The open-source meshoptimizer library is a flexible, efficient tool for dividing meshes into meshlets. We will not delve into all of meshoptimizer’s features (there are many); instead we will use its simplest meshlet generation function, meshopt_buildMeshlets. This function takes an indexed mesh or submesh and produces the following:

  • A meshlet vertex list, which maps optimally ordered vertices to their positions in the original vertex list,
  • A meshlet triangle list, which is a list of 8-bit indices, three for each triangle,
  • A list of meshlets, each of which references a span of vertices and a span of triangles,
  • An approximate bounding sphere for each meshlet, and
  • A cone representing the average orientation and spread of each meshlet’s vertex normals.

These outputs can be copied into Metal buffers and used directly by our object and mesh shaders. The figure below illustrates how the meshlet vertex buffer maps indices onto the original vertex buffer and how meshlets indicate their respective portions of the triangle list and vertex list.

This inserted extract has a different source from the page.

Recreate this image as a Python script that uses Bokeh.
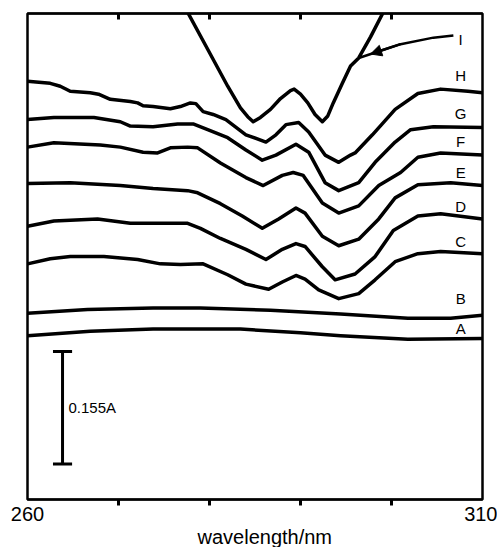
from bokeh.plotting import figure
from bokeh.models import Range1d, FixedTicker, LinearAxis, Arrow, NormalHead, Title
from bokeh.core.properties import value
from bokeh.embed import file_html
from bokeh.resources import INLINE

FONT = "Liberation Sans"

# wavelength (nm) / absorbance (A, arbitrary offset)
wl_A = [260.0, 266.9, 273.8, 283.4, 290.0, 294.4, 301.8, 310.0]
abs_A = [0.226, 0.232, 0.235, 0.235, 0.230, 0.226, 0.221, 0.222]

wl_B = [260.0, 266.6, 273.8, 279.0, 286.7, 294.4, 301.8, 306.5, 310.0]
abs_B = [0.257, 0.262, 0.264, 0.264, 0.261, 0.256, 0.250, 0.250, 0.254]

wl_C = [260.0, 262.5, 264.7, 268.4, 272.1, 274.6, 276.8, 279.3, 282.0, 284.0, 286.5,
        288.0, 289.5, 290.5, 292.0, 294.2, 296.4, 298.2, 300.4, 302.9, 305.4, 310.0]
abs_C = [0.325, 0.332, 0.335, 0.335, 0.331, 0.325, 0.324, 0.325, 0.310, 0.297, 0.290,
         0.300, 0.309, 0.304, 0.289, 0.277, 0.284, 0.303, 0.328, 0.339, 0.342, 0.339]

wl_D = [260.0, 262.9, 267.7, 271.3, 277.6, 279.0, 281.2, 284.0, 286.2, 288.0, 289.5,
        290.5, 292.4, 293.8, 296.0, 298.2, 300.2, 302.9, 305.4, 310.0]
abs_D = [0.377, 0.384, 0.387, 0.381, 0.381, 0.374, 0.360, 0.345, 0.331, 0.345, 0.353,
         0.349, 0.321, 0.303, 0.311, 0.335, 0.371, 0.391, 0.394, 0.387]

wl_E = [260.0, 264.7, 270.2, 273.8, 277.6, 278.7, 281.2, 283.6, 285.8, 287.6, 289.5,
        290.5, 292.4, 294.2, 296.4, 298.6, 300.4, 302.9, 306.5, 310.0]
abs_E = [0.436, 0.437, 0.433, 0.429, 0.426, 0.423, 0.408, 0.391, 0.374, 0.387, 0.402,
         0.395, 0.363, 0.350, 0.359, 0.387, 0.416, 0.434, 0.437, 0.433]

wl_F = [260.0, 262.9, 268.0, 270.2, 272.7, 274.3, 275.7, 277.6, 278.7, 281.2, 284.0,
        285.9, 288.0, 289.2, 290.3, 292.4, 294.2, 296.4, 298.6, 301.0, 302.9, 305.4, 310.0]
abs_F = [0.486, 0.492, 0.489, 0.486, 0.479, 0.478, 0.485, 0.486, 0.485, 0.464, 0.444,
         0.433, 0.447, 0.451, 0.447, 0.409, 0.395, 0.405, 0.433, 0.451, 0.472, 0.478, 0.475]

wl_G = [260.0, 262.9, 267.3, 270.2, 271.3, 273.8, 276.5, 278.2, 279.8, 282.0, 284.0,
        285.8, 287.3, 289.5, 290.9, 292.7, 294.2, 296.4, 298.2, 300.4, 302.1, 304.6, 310.0]
abs_G = [0.524, 0.527, 0.527, 0.521, 0.515, 0.514, 0.518, 0.518, 0.510, 0.499, 0.482,
         0.468, 0.475, 0.490, 0.479, 0.437, 0.426, 0.437, 0.465, 0.493, 0.510, 0.514, 0.513]

wl_H = [260.0, 262.5, 263.6, 264.7, 266.9, 267.8, 269.1, 271.3, 272.1, 272.7, 273.8,
        275.7, 276.8, 277.9, 278.5, 279.3, 280.4, 281.8, 284.0, 286.2, 287.3, 288.4,
        289.8, 290.9, 292.7, 294.2, 295.5, 296.0, 297.9, 300.4, 302.9, 305.4, 308.4, 310.0]
abs_H = [0.577, 0.574, 0.570, 0.563, 0.561, 0.559, 0.552, 0.549, 0.547, 0.543, 0.542,
         0.539, 0.542, 0.547, 0.546, 0.535, 0.531, 0.524, 0.503, 0.493, 0.503, 0.517,
         0.520, 0.507, 0.475, 0.465, 0.475, 0.478, 0.503, 0.538, 0.560, 0.566, 0.563, 0.561]

wl_I = [277.25, 279.8, 282.0, 283.4, 284.2, 284.8, 285.6, 286.7, 287.8, 288.9, 289.3,
        290.0, 290.8, 291.6, 292.4, 293.0, 293.6, 294.6, 295.5, 296.4, 297.7, 299.3]
abs_I = [0.680, 0.621, 0.570, 0.540, 0.528, 0.521, 0.527, 0.538, 0.553, 0.564, 0.566,
         0.559, 0.547, 0.531, 0.521, 0.529, 0.547, 0.574, 0.598, 0.609, 0.638, 0.677]

series_names = ["A", "B", "C", "D", "E", "F", "G", "H", "I"]
series_wl = [wl_A, wl_B, wl_C, wl_D, wl_E, wl_F, wl_G, wl_H, wl_I]
series_abs = [abs_A, abs_B, abs_C, abs_D, abs_E, abs_F, abs_G, abs_H, abs_I]

# curve labels
label_text = ["I", "H", "G", "F", "E", "D", "C", "B", "A"]
label_x = [307.6, 307.6, 307.6, 307.6, 307.6, 307.6, 307.6, 307.6, 307.6]
label_y = [0.635, 0.585, 0.533, 0.494, 0.451, 0.404, 0.356, 0.277, 0.236]

# leader line from label I to curve I
arrow_wl = [306.8, 304.6, 301.0, 298.8, 296.4]
arrow_abs = [0.640, 0.637, 0.628, 0.619, 0.609]

# scale bar
bar_len = 0.155
bar_text = "0.155A"
bar_x = 263.85
bar_bottom = 0.049

x_ticks_major = [260, 310]
x_ticks_minor = [270, 280, 290, 300]
x_title = "wavelength/nm"

p = figure(width=497, height=547, output_backend="svg", toolbar_location=None,
           x_range=Range1d(260, 310), y_range=Range1d(0, 0.6703),
           y_axis_location=None, x_axis_location="below",
           min_border_left=27, min_border_right=15, min_border_top=13,
           min_border_bottom=0)
p.background_fill_color = "white"
p.border_fill_color = "white"
p.xgrid.visible = False
p.ygrid.visible = False
p.outline_line_color = "black"
p.outline_line_width = 2.5

ax = p.xaxis[0]
ax.ticker = FixedTicker(ticks=x_ticks_major, minor_ticks=x_ticks_minor)
ax.axis_line_width = 2
ax.major_tick_out = 0
ax.major_tick_in = 0
ax.minor_tick_out = 6
ax.minor_tick_in = 0
ax.minor_tick_line_width = 3
ax.major_label_text_font = FONT
ax.major_label_text_font_size = "20px"
ax.major_label_text_color = "black"
ax.major_label_standoff = 1

top = LinearAxis(ticker=FixedTicker(ticks=[], minor_ticks=x_ticks_minor))
top.axis_line_width = 2
top.major_tick_out = 0
top.major_tick_in = 0
top.minor_tick_out = 0
top.minor_tick_in = 6
top.minor_tick_line_width = 3
top.major_label_standoff = 0
p.add_layout(top, "above")

p.add_layout(Title(text=x_title, align="left", offset=170, standoff=0,
                   text_font=FONT, text_font_size="20px", text_font_style="normal",
                   text_color="black"), "below")

for name, xs, ys in zip(series_names, series_wl, series_abs):
    p.line(xs, ys, line_color="black", line_width=3.5, line_join="round", line_cap="round")

p.line(arrow_wl, arrow_abs, line_color="black", line_width=2.5, line_join="round")
p.add_layout(Arrow(end=NormalHead(size=11, fill_color="black", line_color="black"),
                   x_start=arrow_wl[2], y_start=arrow_abs[2],
                   x_end=297.7, y_end=0.6144, line_color="black", line_width=2.5))

p.text(x=label_x, y=label_y, text=label_text, text_font=value(FONT),
       text_font_size=value("15px"), text_align="center", text_baseline="middle",
       text_color="black")

# scale bar
p.segment(x0=[bar_x], y0=[bar_bottom], x1=[bar_x], y1=[bar_bottom + bar_len],
          line_color="black", line_width=3)
p.segment(x0=[bar_x - 1.05, bar_x - 1.05], y0=[bar_bottom, bar_bottom + bar_len],
          x1=[bar_x + 1.05, bar_x + 1.05], y1=[bar_bottom, bar_bottom + bar_len],
          line_color="black", line_width=3)
p.text(x=[bar_x + 0.65], y=[bar_bottom + bar_len * 0.5], text=[bar_text],
       text_font=value(FONT), text_font_size=value("15px"), text_align="left",
       text_baseline="middle", text_color="black")

open("out.html", "w").write(file_html(p, INLINE))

One interesting thing to note is that although the mapping from meshlet vertices (the top set of arrows) is rather incoherent (scattered in memory), the references made by indices within a meshlet are highly coherent and dense.

If you are curious about exactly how meshlets are generated, take a look at the meshletgen target in the sample code2. It’s a small command-line utility that uses Model I/O to load 3D models and produce preprocessed, “meshletized” meshes in a custom format.

Meshlet Culling Techniques

Once we have diced a mesh up into meshlets, how to we use them to make rendering more efficient? We will exploit the spatial coherence and normal coherence of meshlets together with object shaders to cull invisible meshlets before we spend any time processing their vertices. We will do this by performing frustum culling and normal cone culling.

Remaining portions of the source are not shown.